The early twentieth century was a time of mergers. The Congregational churches had formed a national body, the National Council of Congregational Churches. In 1931, this National Council merged with the General Convention of the Christian Church to form the General Council of Congregational Christian Churches. (The Christians were a group of churches operating on principles almost identical to those of the Congregationalists, but laying more importance on the use of the name Christian to identify followers of Christ.) This merger was accomplished smoothly and with little dissent.
A few years later, another merger was proposed: Churches of the General Council would merge with the Evangelical and Reformed Church, a group of mainly German heritage which had theological affinities with many Congregationalists but did not accept the autonomy of the local congregation, which had always been the distinctive feature of Congregationalism.
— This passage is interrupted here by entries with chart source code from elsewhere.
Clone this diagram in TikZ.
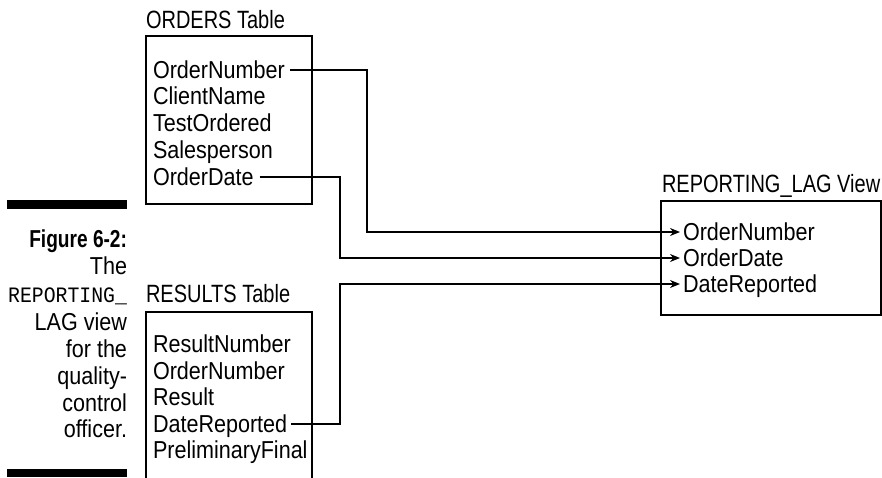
\documentclass[tikz,border=0pt]{standalone}
\usepackage{fontspec}
\setmainfont{Liberation Sans}[FakeStretch=0.88]
\newfontfamily\ttlfont{Liberation Sans}[FakeStretch=0.8]
\newfontfamily\capmono{Liberation Mono}[FakeStretch=0.9]
\newfontfamily\capbold{Liberation Sans}[FakeStretch=0.78,UprightFont=* Bold]
\usetikzlibrary{arrows.meta}
\begin{document}
\begin{tikzpicture}[x=1pt,y=-1pt,
  txt/.style={inner sep=0pt,outer sep=0pt,font=\fontsize{24.5}{27}\selectfont},
  row/.style={txt,anchor=base west},
  ttl/.style={txt,anchor=base west,font=\ttlfont\fontsize{25}{27}\selectfont},
  captxt/.style={txt,anchor=base east},
  boxline/.style={line width=1.2pt},
  conn/.style={line width=1.3pt},
  arr/.style={conn,-{Stealth[length=10pt,width=8pt]}},
  bar/.style={fill=black,draw=none}]
\useasboundingbox (0,0) rectangle (882,477);

% caption column
\fill[bar] (7,200) rectangle (127,209);
\fill[bar] (7,469) rectangle (127,477);
\node[captxt,font=\capbold\fontsize{24.5}{27}\selectfont] (c0) at (127,247) {Figure 6-2:};
\node[captxt] (c1) at (127,274) {The};
\node[captxt,font=\capmono\fontsize{22}{26}\selectfont] (c2) at (127,302) {REPORTING\_};
\node[captxt] (c3) at (127,330) {LAG view};
\node[captxt] (c4) at (127,357) {for the};
\node[captxt] (c5) at (127,384) {quality-};
\node[captxt] (c6) at (127,411) {control};
\node[captxt] (c7) at (127,437) {officer.};

% ORDERS table
\node[ttl] (ot) at (146,28) {ORDERS Table};
\draw[boxline] (146,36) rectangle (312,204);
\node[row] (o1) at (153,78) {OrderNumber};
\node[row] (o2) at (153,104.75) {ClientName};
\node[row] (o3) at (153,131.5) {TestOrdered};
\node[row] (o4) at (153,158.25) {Salesperson};
\node[row] (o5) at (153,185) {OrderDate};

% RESULTS table
\node[ttl] (rt) at (146,302) {RESULTS Table};
\draw[boxline] (146,480) -- (146,312) -- (312,312) -- (312,480);
\node[row] (r1) at (153,352) {ResultNumber};
\node[row] (r2) at (153,379) {OrderNumber};
\node[row] (r3) at (153,405.5) {Result};
\node[row] (r4) at (153,432) {DateReported};
\node[row] (r5) at (153,458.5) {PreliminaryFinal};

% REPORTING_LAG view
\node[ttl] (vt) at (662,192) {REPORTING\_LAG View};
\draw[boxline] (661,201) rectangle (881,315);
\node[row] (v1) at (683,240.5) {OrderNumber};
\node[row] (v2) at (683,266.5) {OrderDate};
\node[row] (v3) at (683,292.5) {DateReported};

% connector columns
\coordinate (k1) at (367,0);
\coordinate (k2) at (340,0);

\coordinate (a1) at ([xshift=5pt,yshift=8pt]o1.base east);
\coordinate (a2) at ([xshift=6pt,yshift=8pt]o5.base east);
\coordinate (a3) at ([xshift=4pt,yshift=8pt]r4.base east);
\coordinate (b1) at ([xshift=-3pt,yshift=8.5pt]v1.base west);
\coordinate (b2) at ([xshift=-3pt,yshift=8.5pt]v2.base west);
\coordinate (b3) at ([xshift=-3pt,yshift=8.5pt]v3.base west);

\draw[arr] (a1) -- (a1 -| k1) -- (b1 -| k1) -- (b1);
\draw[arr] (a2) -- (a2 -| k2) -- (b2 -| k2) -- (b2);
\draw[arr] (a3) -- (a3 -| k2) -- (b3 -| k2) -- (b3);
\end{tikzpicture}
\end{document}
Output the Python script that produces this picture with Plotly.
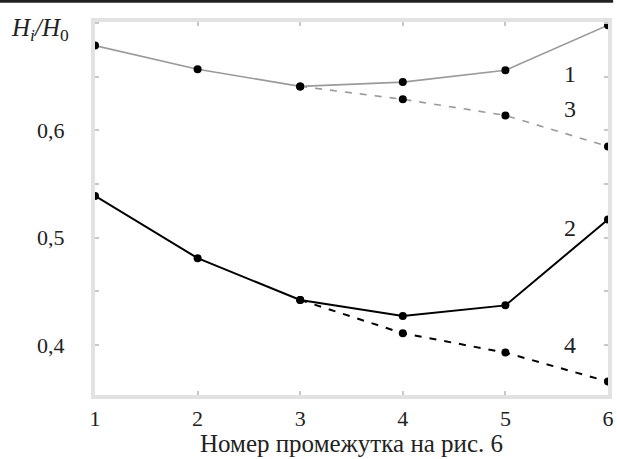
import plotly.graph_objects as go

x_vals = [1, 2, 3, 4, 5, 6]
series1 = [0.679, 0.657, 0.641, 0.645, 0.656, 0.698]
series3 = [None, None, 0.641, 0.629, 0.614, 0.585]
series2 = [0.539, 0.481, 0.442, 0.427, 0.437, 0.517]
series4 = [None, None, 0.442, 0.411, 0.393, 0.366]
curve_labels = ["1", "3", "2", "4"]
label_y = [0.653, 0.6195, 0.509, 0.4]
x_ticks = [1, 2, 3, 4, 5, 6]
y_ticks = [0.4, 0.5, 0.6]
y_tick_text = ["0,4", "0,5", "0,6"]

FONT = "Liberation Serif, Times New Roman, serif"

fig = go.Figure()
fig.add_trace(go.Scatter(x=x_vals, y=series1, mode="lines+markers", cliponaxis=False,
                         line=dict(color="#9a9a9a", width=1.6),
                         marker=dict(color="black", size=8)))
fig.add_trace(go.Scatter(x=x_vals, y=series3, mode="lines+markers", cliponaxis=False,
                         line=dict(color="#9a9a9a", width=1.6, dash="7px,8px"),
                         marker=dict(color="black", size=8)))
fig.add_trace(go.Scatter(x=x_vals, y=series2, mode="lines+markers", cliponaxis=False,
                         line=dict(color="black", width=2),
                         marker=dict(color="black", size=8)))
fig.add_trace(go.Scatter(x=x_vals, y=series4, mode="lines+markers", cliponaxis=False,
                         line=dict(color="black", width=2, dash="7px,8px"),
                         marker=dict(color="black", size=8)))

for t, yv in zip(curve_labels, label_y):
    fig.add_annotation(x=5.63, y=yv, text=t, showarrow=False,
                       font=dict(family=FONT, size=24, color="#222"))

fig.add_annotation(xref="paper", yref="paper", x=-0.168, y=0.979, xanchor="left",
                   yanchor="middle", showarrow=False,
                   text="<i>H</i><sub><i>i</i></sub><i>/H</i><sub>0</sub>",
                   font=dict(family=FONT, size=25, color="#222"))
fig.add_annotation(xref="paper", yref="paper", x=0.5, y=-0.13, xanchor="center",
                   yanchor="middle", showarrow=False,
                   text="Номер промежутка на рис. 6",
                   font=dict(family=FONT, size=25, color="#222"))

fig.add_shape(type="line", xref="paper", yref="paper",
              x0=-0.2, x1=1.01, y0=1.0555, y1=1.0555,
              line=dict(color="#222", width=3))

fig.update_layout(
    width=617, height=459,
    margin=dict(l=95, r=3, t=22, b=64),
    paper_bgcolor="white", plot_bgcolor="white",
    showlegend=False,
    font=dict(family=FONT, size=21, color="#222"),
)
fig.update_xaxes(range=[1, 6], tickvals=x_ticks, ticktext=[str(v) for v in x_ticks],
                 showgrid=False, zeroline=False,
                 showline=True, linecolor="#e2e2e2", linewidth=4, mirror="ticks",
                 ticks="inside", ticklen=4, tickcolor="#c8c8c8", tickwidth=2,
                 ticklabelstandoff=1, tickfont=dict(family=FONT, size=22))
fig.update_yaxes(range=[0.3535, 0.701], tickvals=y_ticks, ticktext=y_tick_text,
                 showgrid=False, zeroline=False,
                 showline=True, linecolor="#e2e2e2", linewidth=4, mirror="ticks",
                 ticks="inside", ticklen=4, tickcolor="#c8c8c8", tickwidth=2,
                 minor=dict(ticks="inside", ticklen=4, tickcolor="#c8c8c8", tickwidth=2,
                            tick0=0.35, dtick=0.05),
                 ticklabelstandoff=22, tickfont=dict(family=FONT, size=22))

fig.write_html("out.html", config={"displayModeBar": False},
               post_script="document.body.style.margin='0';document.body.style.overflow='hidden';")
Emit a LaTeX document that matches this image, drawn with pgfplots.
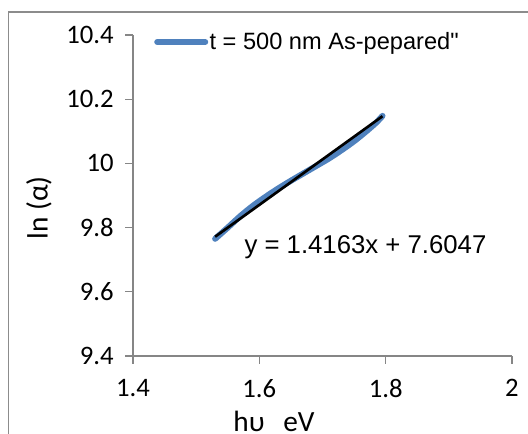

This merger was eventually completed, to form the United Church of Christ. But about 200 Congregational Christian churches chose not to join the merger, mainly on the issue of congregational polity. The National Association of Congregational Christian Churches was formed in 1955 to give those congregations a national fellowship, which would not threaten the freedom of each congregation.
Since that time, the National Association has doubled in size and has remained true to its guiding vision. New churches are added to our number each year, and the future growth and vitality of our fellowship is grounded in the mission statement of the NACCC:
To encourage and assist local churches in their development of vibrant and effective witnesses to Christ in Congregational Ways.